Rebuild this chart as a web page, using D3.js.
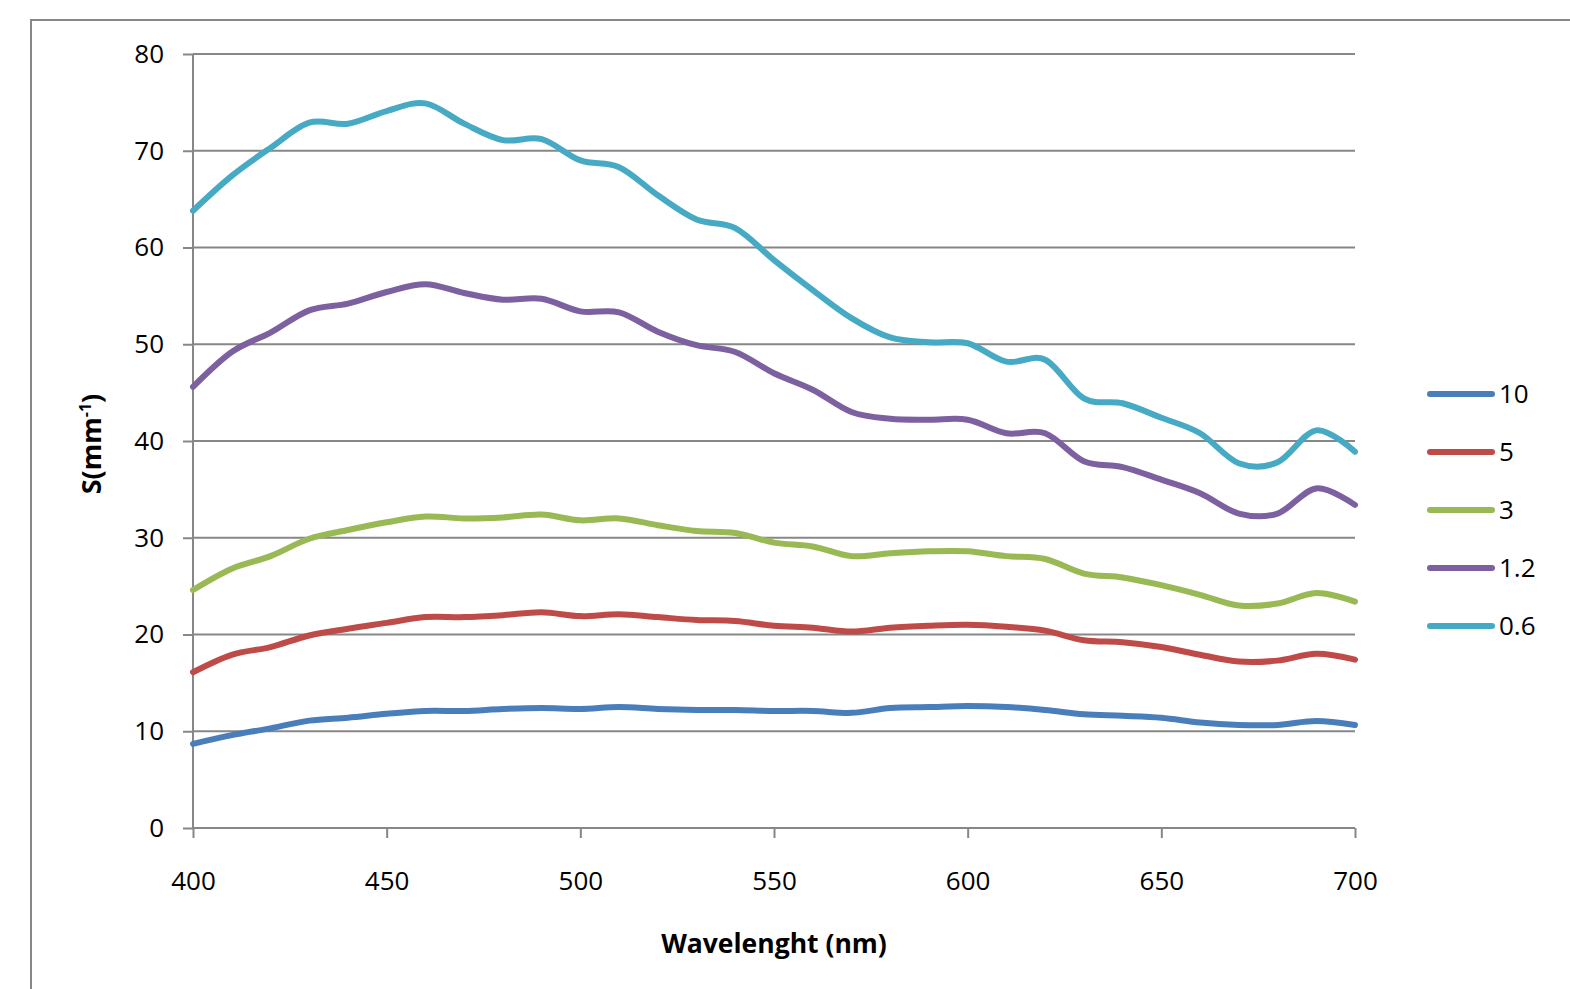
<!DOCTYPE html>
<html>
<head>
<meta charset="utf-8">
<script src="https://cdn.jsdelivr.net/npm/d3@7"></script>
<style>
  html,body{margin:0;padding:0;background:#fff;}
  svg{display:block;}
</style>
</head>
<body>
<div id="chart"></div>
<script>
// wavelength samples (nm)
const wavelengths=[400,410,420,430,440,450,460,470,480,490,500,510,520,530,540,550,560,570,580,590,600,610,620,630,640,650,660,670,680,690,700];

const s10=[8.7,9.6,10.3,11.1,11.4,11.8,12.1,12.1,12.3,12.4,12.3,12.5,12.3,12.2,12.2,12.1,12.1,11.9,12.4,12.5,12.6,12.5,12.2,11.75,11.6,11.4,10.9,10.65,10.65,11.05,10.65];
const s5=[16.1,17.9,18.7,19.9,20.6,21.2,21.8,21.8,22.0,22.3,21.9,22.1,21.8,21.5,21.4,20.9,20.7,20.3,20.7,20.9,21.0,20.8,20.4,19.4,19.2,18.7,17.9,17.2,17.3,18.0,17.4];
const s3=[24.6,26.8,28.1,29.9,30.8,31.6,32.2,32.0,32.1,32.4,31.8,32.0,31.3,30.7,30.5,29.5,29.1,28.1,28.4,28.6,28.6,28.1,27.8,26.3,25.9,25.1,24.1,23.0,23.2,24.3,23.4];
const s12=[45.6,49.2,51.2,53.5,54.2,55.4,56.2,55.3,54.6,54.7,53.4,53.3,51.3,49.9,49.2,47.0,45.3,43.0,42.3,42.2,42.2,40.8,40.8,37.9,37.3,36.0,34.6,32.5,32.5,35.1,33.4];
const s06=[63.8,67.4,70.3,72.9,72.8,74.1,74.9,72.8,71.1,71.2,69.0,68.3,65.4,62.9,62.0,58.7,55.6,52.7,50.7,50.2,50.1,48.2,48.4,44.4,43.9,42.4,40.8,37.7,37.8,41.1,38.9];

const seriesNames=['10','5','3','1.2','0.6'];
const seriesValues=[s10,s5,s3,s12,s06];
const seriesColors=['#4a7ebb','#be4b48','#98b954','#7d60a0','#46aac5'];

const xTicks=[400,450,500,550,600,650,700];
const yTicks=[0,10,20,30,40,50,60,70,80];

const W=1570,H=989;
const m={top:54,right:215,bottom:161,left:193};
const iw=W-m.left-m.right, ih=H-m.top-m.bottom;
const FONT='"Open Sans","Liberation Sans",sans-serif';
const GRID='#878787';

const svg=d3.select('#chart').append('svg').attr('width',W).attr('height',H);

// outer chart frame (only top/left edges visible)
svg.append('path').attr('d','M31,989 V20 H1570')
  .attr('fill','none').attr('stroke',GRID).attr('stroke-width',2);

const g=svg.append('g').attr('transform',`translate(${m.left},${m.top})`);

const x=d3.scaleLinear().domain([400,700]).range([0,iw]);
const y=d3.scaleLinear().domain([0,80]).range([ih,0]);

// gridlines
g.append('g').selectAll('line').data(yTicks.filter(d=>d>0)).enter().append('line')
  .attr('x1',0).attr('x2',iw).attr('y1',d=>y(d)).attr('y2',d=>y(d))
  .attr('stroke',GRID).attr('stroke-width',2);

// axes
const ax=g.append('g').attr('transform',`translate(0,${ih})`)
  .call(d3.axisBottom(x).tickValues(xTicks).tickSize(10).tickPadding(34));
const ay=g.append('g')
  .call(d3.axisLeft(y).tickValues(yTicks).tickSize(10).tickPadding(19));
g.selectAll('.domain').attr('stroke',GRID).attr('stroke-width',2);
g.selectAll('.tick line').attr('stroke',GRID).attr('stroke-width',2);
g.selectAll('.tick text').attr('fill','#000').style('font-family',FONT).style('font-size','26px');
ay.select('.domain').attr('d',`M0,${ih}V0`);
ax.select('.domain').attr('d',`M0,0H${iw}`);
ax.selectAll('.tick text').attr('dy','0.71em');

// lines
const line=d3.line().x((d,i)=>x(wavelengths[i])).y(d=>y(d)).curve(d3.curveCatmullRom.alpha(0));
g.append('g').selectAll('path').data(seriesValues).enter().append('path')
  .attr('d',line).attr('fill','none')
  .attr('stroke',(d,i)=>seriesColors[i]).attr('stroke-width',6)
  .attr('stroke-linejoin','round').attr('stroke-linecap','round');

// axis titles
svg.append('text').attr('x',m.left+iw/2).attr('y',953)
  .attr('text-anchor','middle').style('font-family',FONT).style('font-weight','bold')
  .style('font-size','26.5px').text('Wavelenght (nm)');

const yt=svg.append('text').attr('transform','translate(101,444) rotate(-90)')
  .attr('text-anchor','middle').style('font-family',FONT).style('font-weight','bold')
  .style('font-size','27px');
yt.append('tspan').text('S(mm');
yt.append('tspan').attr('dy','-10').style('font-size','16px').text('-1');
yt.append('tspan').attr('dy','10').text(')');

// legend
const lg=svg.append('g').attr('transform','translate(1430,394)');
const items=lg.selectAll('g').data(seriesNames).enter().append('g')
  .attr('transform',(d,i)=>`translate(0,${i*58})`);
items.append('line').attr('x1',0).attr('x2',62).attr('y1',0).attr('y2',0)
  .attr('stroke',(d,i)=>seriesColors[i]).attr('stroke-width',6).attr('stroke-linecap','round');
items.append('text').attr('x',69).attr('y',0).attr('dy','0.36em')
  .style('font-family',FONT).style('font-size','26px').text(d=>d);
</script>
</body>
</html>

==========

Repeat the listing verbatim. Skip the pictures.

WRITTEN RESPONSE =
Rebuild this chart as a web page, using D3.js.
<!DOCTYPE html>
<html>
<head>
<meta charset="utf-8">
<script src="https://cdn.jsdelivr.net/npm/d3@7"></script>
<style>
  html,body{margin:0;padding:0;background:#fff;}
  svg{display:block;}
</style>
</head>
<body>
<div id="chart"></div>
<script>
// wavelength samples (nm)
const wavelengths=[400,410,420,430,440,450,460,470,480,490,500,510,520,530,540,550,560,570,580,590,600,610,620,630,640,650,660,670,680,690,700];

const s10=[8.7,9.6,10.3,11.1,11.4,11.8,12.1,12.1,12.3,12.4,12.3,12.5,12.3,12.2,12.2,12.1,12.1,11.9,12.4,12.5,12.6,12.5,12.2,11.75,11.6,11.4,10.9,10.65,10.65,11.05,10.65];
const s5=[16.1,17.9,18.7,19.9,20.6,21.2,21.8,21.8,22.0,22.3,21.9,22.1,21.8,21.5,21.4,20.9,20.7,20.3,20.7,20.9,21.0,20.8,20.4,19.4,19.2,18.7,17.9,17.2,17.3,18.0,17.4];
const s3=[24.6,26.8,28.1,29.9,30.8,31.6,32.2,32.0,32.1,32.4,31.8,32.0,31.3,30.7,30.5,29.5,29.1,28.1,28.4,28.6,28.6,28.1,27.8,26.3,25.9,25.1,24.1,23.0,23.2,24.3,23.4];
const s12=[45.6,49.2,51.2,53.5,54.2,55.4,56.2,55.3,54.6,54.7,53.4,53.3,51.3,49.9,49.2,47.0,45.3,43.0,42.3,42.2,42.2,40.8,40.8,37.9,37.3,36.0,34.6,32.5,32.5,35.1,33.4];
const s06=[63.8,67.4,70.3,72.9,72.8,74.1,74.9,72.8,71.1,71.2,69.0,68.3,65.4,62.9,62.0,58.7,55.6,52.7,50.7,50.2,50.1,48.2,48.4,44.4,43.9,42.4,40.8,37.7,37.8,41.1,38.9];

const seriesNames=['10','5','3','1.2','0.6'];
const seriesValues=[s10,s5,s3,s12,s06];
const seriesColors=['#4a7ebb','#be4b48','#98b954','#7d60a0','#46aac5'];

const xTicks=[400,450,500,550,600,650,700];
const yTicks=[0,10,20,30,40,50,60,70,80];

const W=1570,H=989;
const m={top:54,right:215,bottom:161,left:193};
const iw=W-m.left-m.right, ih=H-m.top-m.bottom;
const FONT='"Open Sans","Liberation Sans",sans-serif';
const GRID='#878787';

const svg=d3.select('#chart').append('svg').attr('width',W).attr('height',H);

// outer chart frame (only top/left edges visible)
svg.append('path').attr('d','M31,989 V20 H1570')
  .attr('fill','none').attr('stroke',GRID).attr('stroke-width',2);

const g=svg.append('g').attr('transform',`translate(${m.left},${m.top})`);

const x=d3.scaleLinear().domain([400,700]).range([0,iw]);
const y=d3.scaleLinear().domain([0,80]).range([ih,0]);

// gridlines
g.append('g').selectAll('line').data(yTicks.filter(d=>d>0)).enter().append('line')
  .attr('x1',0).attr('x2',iw).attr('y1',d=>y(d)).attr('y2',d=>y(d))
  .attr('stroke',GRID).attr('stroke-width',2);

// axes
const ax=g.append('g').attr('transform',`translate(0,${ih})`)
  .call(d3.axisBottom(x).tickValues(xTicks).tickSize(10).tickPadding(34));
const ay=g.append('g')
  .call(d3.axisLeft(y).tickValues(yTicks).tickSize(10).tickPadding(19));
g.selectAll('.domain').attr('stroke',GRID).attr('stroke-width',2);
g.selectAll('.tick line').attr('stroke',GRID).attr('stroke-width',2);
g.selectAll('.tick text').attr('fill','#000').style('font-family',FONT).style('font-size','26px');
ay.select('.domain').attr('d',`M0,${ih}V0`);
ax.select('.domain').attr('d',`M0,0H${iw}`);
ax.selectAll('.tick text').attr('dy','0.71em');

// lines
const line=d3.line().x((d,i)=>x(wavelengths[i])).y(d=>y(d)).curve(d3.curveCatmullRom.alpha(0));
g.append('g').selectAll('path').data(seriesValues).enter().append('path')
  .attr('d',line).attr('fill','none')
  .attr('stroke',(d,i)=>seriesColors[i]).attr('stroke-width',6)
  .attr('stroke-linejoin','round').attr('stroke-linecap','round');

// axis titles
svg.append('text').attr('x',m.left+iw/2).attr('y',953)
  .attr('text-anchor','middle').style('font-family',FONT).style('font-weight','bold')
  .style('font-size','26.5px').text('Wavelenght (nm)');

const yt=svg.append('text').attr('transform','translate(101,444) rotate(-90)')
  .attr('text-anchor','middle').style('font-family',FONT).style('font-weight','bold')
  .style('font-size','27px');
yt.append('tspan').text('S(mm');
yt.append('tspan').attr('dy','-10').style('font-size','16px').text('-1');
yt.append('tspan').attr('dy','10').text(')');

// legend
const lg=svg.append('g').attr('transform','translate(1430,394)');
const items=lg.selectAll('g').data(seriesNames).enter().append('g')
  .attr('transform',(d,i)=>`translate(0,${i*58})`);
items.append('line').attr('x1',0).attr('x2',62).attr('y1',0).attr('y2',0)
  .attr('stroke',(d,i)=>seriesColors[i]).attr('stroke-width',6).attr('stroke-linecap','round');
items.append('text').attr('x',69).attr('y',0).attr('dy','0.36em')
  .style('font-family',FONT).style('font-size','26px').text(d=>d);
</script>
</body>
</html>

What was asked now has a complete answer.